------ LISTED RECORDS ------
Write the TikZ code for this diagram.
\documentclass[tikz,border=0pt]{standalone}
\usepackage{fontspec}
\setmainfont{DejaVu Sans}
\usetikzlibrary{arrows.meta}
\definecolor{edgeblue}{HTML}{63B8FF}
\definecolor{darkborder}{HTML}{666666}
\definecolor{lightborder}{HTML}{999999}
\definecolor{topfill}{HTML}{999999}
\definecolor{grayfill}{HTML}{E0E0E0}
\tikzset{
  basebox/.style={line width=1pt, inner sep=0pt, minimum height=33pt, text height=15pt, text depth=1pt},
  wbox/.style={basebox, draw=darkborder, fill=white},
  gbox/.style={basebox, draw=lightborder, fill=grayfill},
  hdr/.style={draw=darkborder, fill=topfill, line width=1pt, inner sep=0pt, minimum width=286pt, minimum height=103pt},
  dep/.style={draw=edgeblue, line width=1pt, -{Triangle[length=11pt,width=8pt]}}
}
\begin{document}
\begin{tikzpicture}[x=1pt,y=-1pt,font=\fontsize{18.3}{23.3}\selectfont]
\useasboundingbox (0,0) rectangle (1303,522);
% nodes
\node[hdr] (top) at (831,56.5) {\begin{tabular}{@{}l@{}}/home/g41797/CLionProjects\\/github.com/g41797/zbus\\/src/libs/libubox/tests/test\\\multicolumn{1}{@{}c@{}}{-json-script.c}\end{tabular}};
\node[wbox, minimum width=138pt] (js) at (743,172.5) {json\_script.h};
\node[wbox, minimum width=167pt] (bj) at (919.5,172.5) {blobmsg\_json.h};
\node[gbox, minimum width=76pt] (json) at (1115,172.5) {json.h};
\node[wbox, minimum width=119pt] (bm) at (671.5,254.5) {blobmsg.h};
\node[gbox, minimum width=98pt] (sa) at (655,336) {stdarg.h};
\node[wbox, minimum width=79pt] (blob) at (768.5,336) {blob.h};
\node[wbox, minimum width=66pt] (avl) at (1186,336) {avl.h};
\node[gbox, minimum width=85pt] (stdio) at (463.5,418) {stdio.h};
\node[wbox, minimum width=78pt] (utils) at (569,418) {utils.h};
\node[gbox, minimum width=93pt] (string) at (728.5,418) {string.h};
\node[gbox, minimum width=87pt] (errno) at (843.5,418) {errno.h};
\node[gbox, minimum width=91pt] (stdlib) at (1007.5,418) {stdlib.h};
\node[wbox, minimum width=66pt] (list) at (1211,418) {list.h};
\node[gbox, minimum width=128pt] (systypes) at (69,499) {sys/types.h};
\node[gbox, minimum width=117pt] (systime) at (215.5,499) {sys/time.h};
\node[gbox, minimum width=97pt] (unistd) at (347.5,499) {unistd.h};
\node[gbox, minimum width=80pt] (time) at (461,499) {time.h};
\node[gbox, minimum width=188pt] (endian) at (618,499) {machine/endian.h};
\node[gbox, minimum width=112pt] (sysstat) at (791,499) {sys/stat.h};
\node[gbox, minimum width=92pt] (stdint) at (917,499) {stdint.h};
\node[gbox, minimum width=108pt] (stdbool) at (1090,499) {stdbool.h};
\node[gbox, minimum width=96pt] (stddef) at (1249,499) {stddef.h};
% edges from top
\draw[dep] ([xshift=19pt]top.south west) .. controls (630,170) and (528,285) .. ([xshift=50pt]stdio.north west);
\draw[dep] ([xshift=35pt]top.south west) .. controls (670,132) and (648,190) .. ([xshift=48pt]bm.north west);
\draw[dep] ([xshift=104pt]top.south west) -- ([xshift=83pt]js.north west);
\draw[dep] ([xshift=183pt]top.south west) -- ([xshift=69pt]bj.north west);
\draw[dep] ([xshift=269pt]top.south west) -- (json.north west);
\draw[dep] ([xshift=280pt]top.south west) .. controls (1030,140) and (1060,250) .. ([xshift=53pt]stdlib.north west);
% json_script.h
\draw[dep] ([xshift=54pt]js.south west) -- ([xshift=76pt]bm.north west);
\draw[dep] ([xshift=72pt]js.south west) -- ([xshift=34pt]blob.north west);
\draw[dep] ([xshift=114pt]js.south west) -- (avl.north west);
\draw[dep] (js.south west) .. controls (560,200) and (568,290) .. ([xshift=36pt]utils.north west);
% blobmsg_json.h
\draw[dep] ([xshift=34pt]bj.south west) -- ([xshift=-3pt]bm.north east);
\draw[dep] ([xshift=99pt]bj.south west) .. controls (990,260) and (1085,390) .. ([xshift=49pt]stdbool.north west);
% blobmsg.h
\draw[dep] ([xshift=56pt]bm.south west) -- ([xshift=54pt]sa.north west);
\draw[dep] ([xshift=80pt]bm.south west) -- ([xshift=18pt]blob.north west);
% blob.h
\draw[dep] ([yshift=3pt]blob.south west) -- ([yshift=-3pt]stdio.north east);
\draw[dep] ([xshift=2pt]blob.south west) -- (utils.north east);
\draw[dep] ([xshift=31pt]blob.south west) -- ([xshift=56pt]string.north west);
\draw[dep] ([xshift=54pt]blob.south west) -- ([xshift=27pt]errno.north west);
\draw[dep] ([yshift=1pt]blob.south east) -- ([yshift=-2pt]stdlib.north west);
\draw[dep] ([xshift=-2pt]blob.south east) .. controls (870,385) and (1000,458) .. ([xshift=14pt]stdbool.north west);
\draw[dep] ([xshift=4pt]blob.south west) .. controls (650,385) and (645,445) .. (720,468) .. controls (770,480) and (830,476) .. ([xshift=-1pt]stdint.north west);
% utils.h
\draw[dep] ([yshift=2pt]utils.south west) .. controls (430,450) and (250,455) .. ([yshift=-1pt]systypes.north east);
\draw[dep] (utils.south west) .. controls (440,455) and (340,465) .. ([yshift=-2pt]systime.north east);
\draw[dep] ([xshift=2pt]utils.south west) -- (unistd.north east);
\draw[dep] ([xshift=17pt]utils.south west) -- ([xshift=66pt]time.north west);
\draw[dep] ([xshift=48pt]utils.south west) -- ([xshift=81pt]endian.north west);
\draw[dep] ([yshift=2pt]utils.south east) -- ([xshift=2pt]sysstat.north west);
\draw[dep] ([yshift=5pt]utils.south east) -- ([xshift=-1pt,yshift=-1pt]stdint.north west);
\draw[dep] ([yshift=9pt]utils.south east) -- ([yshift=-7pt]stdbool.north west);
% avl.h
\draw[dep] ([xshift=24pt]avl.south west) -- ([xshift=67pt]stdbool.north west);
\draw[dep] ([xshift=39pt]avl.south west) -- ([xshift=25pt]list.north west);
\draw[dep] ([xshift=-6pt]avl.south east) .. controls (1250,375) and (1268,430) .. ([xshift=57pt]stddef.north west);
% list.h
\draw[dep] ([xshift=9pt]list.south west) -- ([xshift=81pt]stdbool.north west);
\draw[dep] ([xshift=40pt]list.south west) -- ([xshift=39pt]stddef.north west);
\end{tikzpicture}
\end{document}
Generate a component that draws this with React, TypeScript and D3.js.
------
OBJECTIVE:
Give all the records again. Match them exactly.

FINISHED ANSWER:
Write the TikZ code for this diagram.
\documentclass[tikz,border=0pt]{standalone}
\usepackage{fontspec}
\setmainfont{DejaVu Sans}
\usetikzlibrary{arrows.meta}
\definecolor{edgeblue}{HTML}{63B8FF}
\definecolor{darkborder}{HTML}{666666}
\definecolor{lightborder}{HTML}{999999}
\definecolor{topfill}{HTML}{999999}
\definecolor{grayfill}{HTML}{E0E0E0}
\tikzset{
  basebox/.style={line width=1pt, inner sep=0pt, minimum height=33pt, text height=15pt, text depth=1pt},
  wbox/.style={basebox, draw=darkborder, fill=white},
  gbox/.style={basebox, draw=lightborder, fill=grayfill},
  hdr/.style={draw=darkborder, fill=topfill, line width=1pt, inner sep=0pt, minimum width=286pt, minimum height=103pt},
  dep/.style={draw=edgeblue, line width=1pt, -{Triangle[length=11pt,width=8pt]}}
}
\begin{document}
\begin{tikzpicture}[x=1pt,y=-1pt,font=\fontsize{18.3}{23.3}\selectfont]
\useasboundingbox (0,0) rectangle (1303,522);
% nodes
\node[hdr] (top) at (831,56.5) {\begin{tabular}{@{}l@{}}/home/g41797/CLionProjects\\/github.com/g41797/zbus\\/src/libs/libubox/tests/test\\\multicolumn{1}{@{}c@{}}{-json-script.c}\end{tabular}};
\node[wbox, minimum width=138pt] (js) at (743,172.5) {json\_script.h};
\node[wbox, minimum width=167pt] (bj) at (919.5,172.5) {blobmsg\_json.h};
\node[gbox, minimum width=76pt] (json) at (1115,172.5) {json.h};
\node[wbox, minimum width=119pt] (bm) at (671.5,254.5) {blobmsg.h};
\node[gbox, minimum width=98pt] (sa) at (655,336) {stdarg.h};
\node[wbox, minimum width=79pt] (blob) at (768.5,336) {blob.h};
\node[wbox, minimum width=66pt] (avl) at (1186,336) {avl.h};
\node[gbox, minimum width=85pt] (stdio) at (463.5,418) {stdio.h};
\node[wbox, minimum width=78pt] (utils) at (569,418) {utils.h};
\node[gbox, minimum width=93pt] (string) at (728.5,418) {string.h};
\node[gbox, minimum width=87pt] (errno) at (843.5,418) {errno.h};
\node[gbox, minimum width=91pt] (stdlib) at (1007.5,418) {stdlib.h};
\node[wbox, minimum width=66pt] (list) at (1211,418) {list.h};
\node[gbox, minimum width=128pt] (systypes) at (69,499) {sys/types.h};
\node[gbox, minimum width=117pt] (systime) at (215.5,499) {sys/time.h};
\node[gbox, minimum width=97pt] (unistd) at (347.5,499) {unistd.h};
\node[gbox, minimum width=80pt] (time) at (461,499) {time.h};
\node[gbox, minimum width=188pt] (endian) at (618,499) {machine/endian.h};
\node[gbox, minimum width=112pt] (sysstat) at (791,499) {sys/stat.h};
\node[gbox, minimum width=92pt] (stdint) at (917,499) {stdint.h};
\node[gbox, minimum width=108pt] (stdbool) at (1090,499) {stdbool.h};
\node[gbox, minimum width=96pt] (stddef) at (1249,499) {stddef.h};
% edges from top
\draw[dep] ([xshift=19pt]top.south west) .. controls (630,170) and (528,285) .. ([xshift=50pt]stdio.north west);
\draw[dep] ([xshift=35pt]top.south west) .. controls (670,132) and (648,190) .. ([xshift=48pt]bm.north west);
\draw[dep] ([xshift=104pt]top.south west) -- ([xshift=83pt]js.north west);
\draw[dep] ([xshift=183pt]top.south west) -- ([xshift=69pt]bj.north west);
\draw[dep] ([xshift=269pt]top.south west) -- (json.north west);
\draw[dep] ([xshift=280pt]top.south west) .. controls (1030,140) and (1060,250) .. ([xshift=53pt]stdlib.north west);
% json_script.h
\draw[dep] ([xshift=54pt]js.south west) -- ([xshift=76pt]bm.north west);
\draw[dep] ([xshift=72pt]js.south west) -- ([xshift=34pt]blob.north west);
\draw[dep] ([xshift=114pt]js.south west) -- (avl.north west);
\draw[dep] (js.south west) .. controls (560,200) and (568,290) .. ([xshift=36pt]utils.north west);
% blobmsg_json.h
\draw[dep] ([xshift=34pt]bj.south west) -- ([xshift=-3pt]bm.north east);
\draw[dep] ([xshift=99pt]bj.south west) .. controls (990,260) and (1085,390) .. ([xshift=49pt]stdbool.north west);
% blobmsg.h
\draw[dep] ([xshift=56pt]bm.south west) -- ([xshift=54pt]sa.north west);
\draw[dep] ([xshift=80pt]bm.south west) -- ([xshift=18pt]blob.north west);
% blob.h
\draw[dep] ([yshift=3pt]blob.south west) -- ([yshift=-3pt]stdio.north east);
\draw[dep] ([xshift=2pt]blob.south west) -- (utils.north east);
\draw[dep] ([xshift=31pt]blob.south west) -- ([xshift=56pt]string.north west);
\draw[dep] ([xshift=54pt]blob.south west) -- ([xshift=27pt]errno.north west);
\draw[dep] ([yshift=1pt]blob.south east) -- ([yshift=-2pt]stdlib.north west);
\draw[dep] ([xshift=-2pt]blob.south east) .. controls (870,385) and (1000,458) .. ([xshift=14pt]stdbool.north west);
\draw[dep] ([xshift=4pt]blob.south west) .. controls (650,385) and (645,445) .. (720,468) .. controls (770,480) and (830,476) .. ([xshift=-1pt]stdint.north west);
% utils.h
\draw[dep] ([yshift=2pt]utils.south west) .. controls (430,450) and (250,455) .. ([yshift=-1pt]systypes.north east);
\draw[dep] (utils.south west) .. controls (440,455) and (340,465) .. ([yshift=-2pt]systime.north east);
\draw[dep] ([xshift=2pt]utils.south west) -- (unistd.north east);
\draw[dep] ([xshift=17pt]utils.south west) -- ([xshift=66pt]time.north west);
\draw[dep] ([xshift=48pt]utils.south west) -- ([xshift=81pt]endian.north west);
\draw[dep] ([yshift=2pt]utils.south east) -- ([xshift=2pt]sysstat.north west);
\draw[dep] ([yshift=5pt]utils.south east) -- ([xshift=-1pt,yshift=-1pt]stdint.north west);
\draw[dep] ([yshift=9pt]utils.south east) -- ([yshift=-7pt]stdbool.north west);
% avl.h
\draw[dep] ([xshift=24pt]avl.south west) -- ([xshift=67pt]stdbool.north west);
\draw[dep] ([xshift=39pt]avl.south west) -- ([xshift=25pt]list.north west);
\draw[dep] ([xshift=-6pt]avl.south east) .. controls (1250,375) and (1268,430) .. ([xshift=57pt]stddef.north west);
% list.h
\draw[dep] ([xshift=9pt]list.south west) -- ([xshift=81pt]stdbool.north west);
\draw[dep] ([xshift=40pt]list.south west) -- ([xshift=39pt]stddef.north west);
\end{tikzpicture}
\end{document}
Generate a component that draws this with React, TypeScript and D3.js.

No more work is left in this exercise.